Relishing with gusto Le Corbusier’s 1935 book “Aircraft”. In that classic work, the peerless architect placed aviation as the pinnacle of modern technical achievement. It was then indeed.

He also declared the ecstatic feeling aviation produced in him. He surely disguised well his emotions: the Super Connie was his preferred aircraft.


CANT Z.1007bis Alcione(?): In bocca di… cane.

Stylist portrait of a Regia Aeronautica (RA) pilot taken during a supposed stratospheric flight over Greece. Based on the cockpit canopy structure and the shape of the control wheel, the aircraft looks to me like an Alcione. Not 100% sure though.
The pilot’s headgear consists of a Giusti flight helmet and the bulky and unmistakable FILOTECNICA oxygen mask; the RA standard issue. Its truncated cone shape earned that mask the nickname “dognose” or “pignose”. The flight suit appears to be a MARUS 1930.

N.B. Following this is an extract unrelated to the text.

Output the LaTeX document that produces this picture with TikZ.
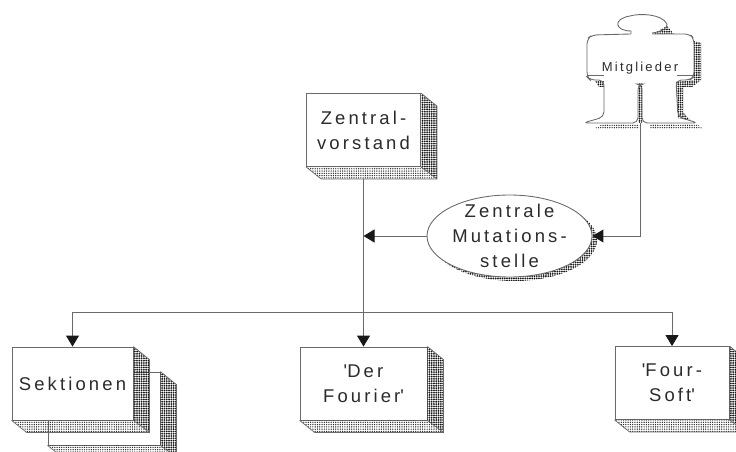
\documentclass[tikz,border=0pt]{standalone}
\usepackage{fontspec}
\setmainfont[LetterSpace=17]{Liberation Sans}
\usetikzlibrary{arrows.meta,positioning,calc,shapes.geometric,patterns.meta}
\definecolor{tinte}{HTML}{2B2B2B}
\definecolor{rand}{HTML}{6A6A6A}
\tikzset{
  blockbox/.style={rectangle, draw=rand, line width=0.5pt, fill=white, inner sep=0pt,
               minimum width=#1, minimum height=1.46cm},
  blocktext/.style={align=center, text=tinte, inner sep=0pt, font=\fontsize{10.5}{14.2}\selectfont},
  arr/.style={-{Triangle[length=2.2mm,width=2.6mm,color=black!90]}, line width=0.5pt, draw=rand},
  darkshade/.style={pattern={Dots[distance=1.3pt,radius=0.58pt]}, pattern color=black!90},
  lightshade/.style={pattern={Dots[distance=1.3pt,radius=0.4pt]}, pattern color=black!85},
}
\begin{document}
\begin{tikzpicture}[x=0.02cm,y=-0.02cm]
  \useasboundingbox (0,0) rectangle (736,452);
  % Kaesten
  \node[blockbox=2.24cm] (sektionenb) at (104,408.5) {};
  \node[blockbox=2.42cm] (sektionen) at (72.5,383.5) {};
  \node[blockbox=2.28cm] (vorstand) at (363.5,130) {};
  \node[blockbox=2.54cm] (fourier) at (363.5,383.5) {};
  \node[blockbox=2.28cm] (foursoft) at (672,383) {};
  \foreach \b in {sektionenb,sektionen,vorstand,fourier,foursoft}{
    \fill[darkshade] (\b.north east) -- ($(\b.north east)+(16,13)$) -- ($(\b.south east)+(16,12)$) -- (\b.south east) -- cycle;
    \fill[lightshade] (\b.south west) -- ($(\b.south west)+(15,12)$) -- ($(\b.south east)+(16,12)$) -- (\b.south east) -- cycle;
    \draw[rand, line width=0.4pt] (\b.north east) -- ($(\b.north east)+(16,13)$) -- ($(\b.south east)+(16,12)$) -- ($(\b.south west)+(15,12)$) -- (\b.south west);
    \draw[rand, line width=0.4pt] (\b.south east) -- ($(\b.south east)+(16,12)$);
  }
  \node[blocktext] at (sektionen) {Sektionen};
  \node[blocktext] at (vorstand) {Zentral-\\vorstand};
  \node[blocktext] at (fourier) {\textquotesingle Der\\Fourier\textquotesingle};
  \node[blocktext] at (foursoft) {\textquotesingle Four-\\Soft\textquotesingle};
  % Ellipse
  \fill[darkshade] (514.5,240) ellipse [x radius=82.5, y radius=41];
  \node[ellipse, draw=rand, line width=0.5pt, fill=white, inner sep=0pt,
        minimum width=3.3cm, minimum height=1.64cm] (mutation) at (509.5,236) {};
  \node[blocktext] at (mutation) {Zentrale\\Mutations-\\stelle};
  % Figur
  \fill[darkshade] (653,34) -- (667,26) -- (674,34) -- cycle;
  \fill[darkshade] (694,41) -- (701,43) -- (701,80) -- (692,87) -- (683,87) -- (683,112) -- (690,120) -- (678,118) -- (676,82) -- (694,80) -- cycle;
  \fill[darkshade] (595,81) -- (604,81) -- (604,87) -- (599,87) -- cycle;
  \fill[darkshade] (638,84) -- (642,84) -- (642,123) -- (638,123) -- cycle;
  \fill[lightshade] (603,124) -- (639,124) -- (639,129) -- (593,129) -- cycle;
  \fill[lightshade] (650,124) -- (697,124) -- (703,129) -- (650,129) -- cycle;
  \draw[rand, line width=0.5pt, rounded corners=3pt] (652,34) -- (690,34) -- (694,39) -- (694,77) -- (690,80) -- (676,80)
    -- (678,117) -- (698,123) -- (642,123) -- (642,84) -- (638,84) -- (638,123) -- (583,123) -- (604,117) -- (604,80)
    -- (590,80) -- (587,77) -- (587,39) -- (592,35) -- (631,34);
  \draw[rand, line width=0.5pt] (631,34) -- (631,31) .. controls (615,31) and (612,19) .. (630,16)
    .. controls (640,13) and (662,14) .. (667,24) .. controls (668,29) and (660,32) .. (652,33);
  \draw[rand, line width=0.5pt] (587,75) -- (604,75) (677,75) -- (694,75);
  \node[blocktext, font=\fontsize{7.4}{9}\selectfont] (mitglieder) at (640,68) {Mitglieder};
  % Verbindungen
  \coordinate (fuss) at (640,123);
  \coordinate (verteiler) at (363.5,312);
  \draw[arr] (fuss) |- (mutation.east);
  \draw[arr] (mutation.west) -- (mutation.west -| vorstand.south);
  \draw[arr] ($(vorstand.south)+(0,12)$) -- (fourier.north);
  \draw[arr] (verteiler) -| (sektionen.north);
  \draw[arr] (verteiler) -| (foursoft.north);
\end{tikzpicture}
\end{document}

Photo: Rivista Tempo n.82, 1940.

Heinkel He 111H: The Germans loved a view (III).

XI Flieger Film Korps photographer Erwin Seeger taking things easy in the nose of a Heinkel He 111H. The plane, according to the info I have, was on a transfer flight from Sicily to Tunisia, carrying under tow a Gotha Go 242 glider, 1942. No enemies were expected; Seeger is resting over the Ikaria MG 15 machine gun turret.
That unmistakable both the kapok-filled Schwimmweste model 10-76B-1 life vest and the “Netzkopfhabe” LKpN101 flight helmet.

That asymmetric marvel.

John W. Young: Ad Astra, Titan.

The painting shows a pensive John Young during suit-up for the first space shuttle mission. Yep, that incredible all-up manned first flight. He sure had things to think about.
The incomparable John Young has taken another first flight. Sadly, the non-return one.

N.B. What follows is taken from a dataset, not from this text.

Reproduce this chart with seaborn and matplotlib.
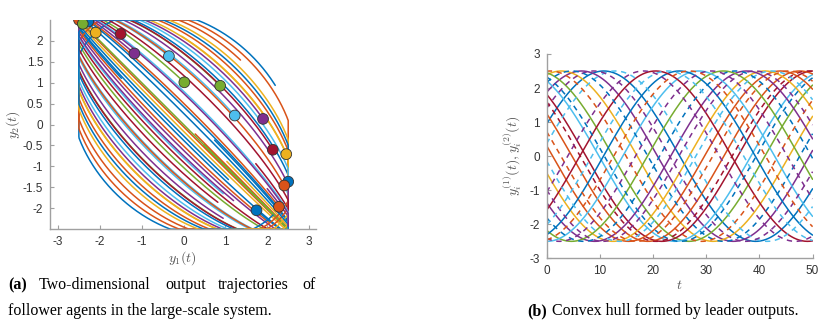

“When Thoughts Turn Inward”,  a water color by Henry Casselli.

Couzinet RC.360: Daddy Cool (XI).

René Couzinet was without doubt one of aviation greats, and also a bit of an enfant terrible. In the early 1950s, after a troublesome and peripatetic professional life (Brazil included), Couzinet began to considered the possibilities of a VTOL flying saucer design…,under the spell of the UFO era, no doubt. After filling some patents, he produced a 3/5th-scale Aerodyne engineering model which was presented to the press the fall of 1955. Sadly, after some initial interest in his “soucoupe volante” the project soon died down. The horrid thing is that, disillusioned by that lack of interest in his work, Couzinet and his wife committed suicide at the very end of 1956.

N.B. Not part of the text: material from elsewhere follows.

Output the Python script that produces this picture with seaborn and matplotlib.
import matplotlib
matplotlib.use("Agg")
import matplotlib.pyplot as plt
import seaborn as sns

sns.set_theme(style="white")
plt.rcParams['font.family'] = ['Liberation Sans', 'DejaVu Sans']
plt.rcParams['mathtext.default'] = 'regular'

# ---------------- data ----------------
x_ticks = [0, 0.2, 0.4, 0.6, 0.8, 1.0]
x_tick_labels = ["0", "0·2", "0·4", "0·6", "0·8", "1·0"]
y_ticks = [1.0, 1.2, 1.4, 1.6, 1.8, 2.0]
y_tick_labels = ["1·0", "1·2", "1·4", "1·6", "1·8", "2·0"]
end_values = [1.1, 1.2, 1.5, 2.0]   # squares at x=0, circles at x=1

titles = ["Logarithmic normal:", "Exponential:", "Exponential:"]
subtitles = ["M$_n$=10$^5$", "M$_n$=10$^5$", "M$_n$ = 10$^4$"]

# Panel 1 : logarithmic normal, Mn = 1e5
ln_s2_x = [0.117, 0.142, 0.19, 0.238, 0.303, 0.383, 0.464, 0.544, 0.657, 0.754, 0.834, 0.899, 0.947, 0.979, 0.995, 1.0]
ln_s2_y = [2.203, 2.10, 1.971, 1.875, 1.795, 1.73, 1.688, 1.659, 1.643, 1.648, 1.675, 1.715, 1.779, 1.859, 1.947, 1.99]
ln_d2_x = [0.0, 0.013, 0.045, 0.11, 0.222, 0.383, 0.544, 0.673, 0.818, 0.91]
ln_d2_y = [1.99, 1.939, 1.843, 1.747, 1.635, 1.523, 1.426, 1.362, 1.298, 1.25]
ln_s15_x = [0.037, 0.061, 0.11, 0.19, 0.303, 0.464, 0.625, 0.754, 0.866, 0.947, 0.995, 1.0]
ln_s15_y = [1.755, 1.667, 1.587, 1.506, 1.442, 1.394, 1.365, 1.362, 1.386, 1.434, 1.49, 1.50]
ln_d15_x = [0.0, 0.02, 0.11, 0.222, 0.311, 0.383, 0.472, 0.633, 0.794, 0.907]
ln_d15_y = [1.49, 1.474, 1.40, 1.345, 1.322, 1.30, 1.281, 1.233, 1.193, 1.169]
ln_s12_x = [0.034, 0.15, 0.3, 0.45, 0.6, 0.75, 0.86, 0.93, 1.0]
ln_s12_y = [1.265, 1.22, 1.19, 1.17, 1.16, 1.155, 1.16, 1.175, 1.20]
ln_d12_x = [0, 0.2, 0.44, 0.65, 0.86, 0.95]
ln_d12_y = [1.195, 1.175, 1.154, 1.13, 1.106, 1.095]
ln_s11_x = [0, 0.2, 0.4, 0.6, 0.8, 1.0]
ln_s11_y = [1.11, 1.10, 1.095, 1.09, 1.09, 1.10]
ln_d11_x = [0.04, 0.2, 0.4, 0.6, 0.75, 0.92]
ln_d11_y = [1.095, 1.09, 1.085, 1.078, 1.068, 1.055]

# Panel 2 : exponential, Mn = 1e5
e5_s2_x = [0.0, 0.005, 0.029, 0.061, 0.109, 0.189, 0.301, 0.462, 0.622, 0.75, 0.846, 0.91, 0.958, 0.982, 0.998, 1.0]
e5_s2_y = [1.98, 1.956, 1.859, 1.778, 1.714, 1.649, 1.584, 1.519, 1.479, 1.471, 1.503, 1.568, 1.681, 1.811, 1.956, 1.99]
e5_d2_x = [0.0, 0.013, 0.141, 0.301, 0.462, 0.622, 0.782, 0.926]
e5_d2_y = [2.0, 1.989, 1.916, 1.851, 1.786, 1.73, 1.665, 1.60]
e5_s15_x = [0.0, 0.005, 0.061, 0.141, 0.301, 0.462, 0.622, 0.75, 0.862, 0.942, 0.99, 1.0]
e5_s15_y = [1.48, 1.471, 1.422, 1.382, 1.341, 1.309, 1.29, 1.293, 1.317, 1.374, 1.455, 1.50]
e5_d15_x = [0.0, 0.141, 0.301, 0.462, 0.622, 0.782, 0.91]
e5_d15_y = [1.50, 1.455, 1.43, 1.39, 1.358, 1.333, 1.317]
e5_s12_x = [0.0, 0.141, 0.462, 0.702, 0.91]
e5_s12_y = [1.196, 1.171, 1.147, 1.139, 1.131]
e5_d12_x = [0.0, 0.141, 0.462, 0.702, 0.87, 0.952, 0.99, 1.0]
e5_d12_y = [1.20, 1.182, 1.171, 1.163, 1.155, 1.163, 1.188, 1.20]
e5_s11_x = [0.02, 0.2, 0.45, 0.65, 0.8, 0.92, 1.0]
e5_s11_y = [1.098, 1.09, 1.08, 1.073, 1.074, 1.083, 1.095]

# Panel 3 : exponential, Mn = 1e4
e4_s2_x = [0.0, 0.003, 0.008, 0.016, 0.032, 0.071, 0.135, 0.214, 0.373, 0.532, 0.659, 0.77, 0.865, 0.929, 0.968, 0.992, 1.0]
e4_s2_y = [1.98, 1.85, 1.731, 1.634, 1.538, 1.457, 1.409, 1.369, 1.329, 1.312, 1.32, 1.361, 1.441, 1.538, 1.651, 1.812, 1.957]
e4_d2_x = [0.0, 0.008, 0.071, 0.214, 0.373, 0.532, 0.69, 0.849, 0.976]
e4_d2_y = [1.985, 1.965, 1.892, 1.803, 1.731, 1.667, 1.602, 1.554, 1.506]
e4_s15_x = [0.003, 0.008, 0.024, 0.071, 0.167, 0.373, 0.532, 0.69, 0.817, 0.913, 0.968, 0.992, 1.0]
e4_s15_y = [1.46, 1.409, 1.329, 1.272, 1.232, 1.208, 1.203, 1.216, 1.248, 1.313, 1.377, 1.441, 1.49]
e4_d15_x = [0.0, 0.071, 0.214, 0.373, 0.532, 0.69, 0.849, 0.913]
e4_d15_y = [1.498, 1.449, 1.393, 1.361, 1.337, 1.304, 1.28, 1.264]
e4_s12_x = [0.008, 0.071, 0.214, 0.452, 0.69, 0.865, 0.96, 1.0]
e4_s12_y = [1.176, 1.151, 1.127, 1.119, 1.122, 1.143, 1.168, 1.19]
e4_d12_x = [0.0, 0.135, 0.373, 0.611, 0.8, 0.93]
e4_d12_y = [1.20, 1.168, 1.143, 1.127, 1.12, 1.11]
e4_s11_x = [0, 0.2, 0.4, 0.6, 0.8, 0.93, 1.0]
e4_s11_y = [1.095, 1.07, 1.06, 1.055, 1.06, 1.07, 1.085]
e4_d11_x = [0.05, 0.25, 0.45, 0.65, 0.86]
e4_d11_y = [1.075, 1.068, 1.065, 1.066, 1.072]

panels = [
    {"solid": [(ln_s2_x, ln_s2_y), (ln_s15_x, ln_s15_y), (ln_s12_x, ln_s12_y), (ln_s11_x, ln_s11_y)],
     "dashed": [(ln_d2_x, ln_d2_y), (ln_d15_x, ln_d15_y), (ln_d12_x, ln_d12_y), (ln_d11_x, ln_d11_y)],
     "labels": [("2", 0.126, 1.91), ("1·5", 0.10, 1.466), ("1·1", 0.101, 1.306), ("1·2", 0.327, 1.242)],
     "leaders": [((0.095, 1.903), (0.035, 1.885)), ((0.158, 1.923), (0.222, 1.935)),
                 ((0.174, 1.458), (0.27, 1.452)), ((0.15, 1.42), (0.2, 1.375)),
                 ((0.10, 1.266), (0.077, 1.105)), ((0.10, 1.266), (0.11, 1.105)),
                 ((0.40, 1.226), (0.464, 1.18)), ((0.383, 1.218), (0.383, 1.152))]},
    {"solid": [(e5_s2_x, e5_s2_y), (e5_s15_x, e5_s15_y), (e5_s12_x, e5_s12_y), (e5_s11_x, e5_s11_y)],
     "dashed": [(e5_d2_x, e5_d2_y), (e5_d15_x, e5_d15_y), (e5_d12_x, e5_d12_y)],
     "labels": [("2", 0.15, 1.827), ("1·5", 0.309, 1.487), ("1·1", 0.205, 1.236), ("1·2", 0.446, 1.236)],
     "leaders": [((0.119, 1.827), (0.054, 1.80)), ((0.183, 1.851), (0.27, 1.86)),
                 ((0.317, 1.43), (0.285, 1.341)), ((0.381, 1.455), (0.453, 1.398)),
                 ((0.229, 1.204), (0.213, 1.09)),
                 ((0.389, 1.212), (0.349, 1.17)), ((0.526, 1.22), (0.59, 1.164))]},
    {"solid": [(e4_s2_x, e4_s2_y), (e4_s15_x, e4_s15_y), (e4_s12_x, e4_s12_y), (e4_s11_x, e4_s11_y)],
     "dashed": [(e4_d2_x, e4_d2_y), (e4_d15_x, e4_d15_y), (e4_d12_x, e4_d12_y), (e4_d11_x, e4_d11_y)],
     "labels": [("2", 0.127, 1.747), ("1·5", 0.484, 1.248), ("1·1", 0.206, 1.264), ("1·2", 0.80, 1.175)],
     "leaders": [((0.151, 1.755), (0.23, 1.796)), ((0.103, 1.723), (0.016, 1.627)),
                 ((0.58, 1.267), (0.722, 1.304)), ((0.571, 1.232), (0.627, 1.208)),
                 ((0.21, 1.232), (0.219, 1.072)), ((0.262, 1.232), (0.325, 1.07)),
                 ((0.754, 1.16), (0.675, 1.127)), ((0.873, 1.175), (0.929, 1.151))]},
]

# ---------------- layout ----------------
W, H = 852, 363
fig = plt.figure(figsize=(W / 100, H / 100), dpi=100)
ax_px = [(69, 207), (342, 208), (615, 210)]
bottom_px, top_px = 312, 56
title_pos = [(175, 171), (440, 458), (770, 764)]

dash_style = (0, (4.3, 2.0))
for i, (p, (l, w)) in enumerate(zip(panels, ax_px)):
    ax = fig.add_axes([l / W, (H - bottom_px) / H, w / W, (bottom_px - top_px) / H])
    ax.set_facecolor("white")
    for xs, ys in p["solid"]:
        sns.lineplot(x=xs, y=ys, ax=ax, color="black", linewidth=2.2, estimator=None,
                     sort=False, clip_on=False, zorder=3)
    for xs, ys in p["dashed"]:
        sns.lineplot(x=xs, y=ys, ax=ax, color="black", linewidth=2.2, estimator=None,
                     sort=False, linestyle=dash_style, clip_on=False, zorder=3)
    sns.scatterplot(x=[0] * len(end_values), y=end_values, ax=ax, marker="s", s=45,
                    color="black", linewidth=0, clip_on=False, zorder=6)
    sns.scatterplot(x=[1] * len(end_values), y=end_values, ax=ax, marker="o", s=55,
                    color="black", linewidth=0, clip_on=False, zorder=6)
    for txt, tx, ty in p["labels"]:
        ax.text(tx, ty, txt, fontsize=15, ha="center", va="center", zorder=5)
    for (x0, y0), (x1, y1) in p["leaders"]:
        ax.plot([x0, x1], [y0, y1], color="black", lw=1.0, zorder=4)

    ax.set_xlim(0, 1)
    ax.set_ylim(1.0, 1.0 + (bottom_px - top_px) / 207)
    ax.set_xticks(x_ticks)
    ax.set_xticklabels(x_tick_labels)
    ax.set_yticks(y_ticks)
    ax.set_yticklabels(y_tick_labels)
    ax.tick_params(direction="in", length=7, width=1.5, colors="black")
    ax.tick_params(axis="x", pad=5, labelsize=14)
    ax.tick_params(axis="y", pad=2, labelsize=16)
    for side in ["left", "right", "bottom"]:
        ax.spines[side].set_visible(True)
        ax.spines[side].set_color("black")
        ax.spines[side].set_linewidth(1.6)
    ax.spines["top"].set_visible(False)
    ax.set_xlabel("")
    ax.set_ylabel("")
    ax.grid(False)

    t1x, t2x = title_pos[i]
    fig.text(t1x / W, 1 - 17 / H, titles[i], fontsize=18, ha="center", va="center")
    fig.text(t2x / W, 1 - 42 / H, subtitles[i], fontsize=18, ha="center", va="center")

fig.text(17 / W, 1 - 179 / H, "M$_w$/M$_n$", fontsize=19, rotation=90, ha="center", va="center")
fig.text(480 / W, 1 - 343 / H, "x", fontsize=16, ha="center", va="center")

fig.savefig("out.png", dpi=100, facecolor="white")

Magnificent Maurice Jarnoux’s portrait, part of a “Paris Match”  1955 article. The engineer is seen here gazing at the gorgeous wooden scale model of his RC.360. This model represented his proposed flying model. An aerodyne equipped with six Lycoming piston engines to drive the two contra-rotating discs which provide the VTOL performances (it had fifty adjustable vanes) and an AS Viper jet engine (in the nacelle above the body) to provide forward propulsion. Utterly “Couzinet” all.

Apollo CM Block 1: Hindsight is always 20-20.

Pensive portrait of Command Module Pilot (CMP) Walter Cunningham. He is wearing a David Clark A1-C space suit so this photo may have been taken when he and his partners (Wally Schirra and Donn Eisele) were the Apollo 1‘s back-up crew.
The A1-C was essentially identical to the company Gemini G4-C spacesuit  but had a visor cover of Cycolac (an ABS resin) attached to protect the visor from scratches and for getting struck inside the more roomy CM. This spacesuit was acquired by NASA as a interim asset useful while waiting for the revolutionary, hard to develop ILC A7L.

The Block 1 CM had a plethora of problems, and it shows.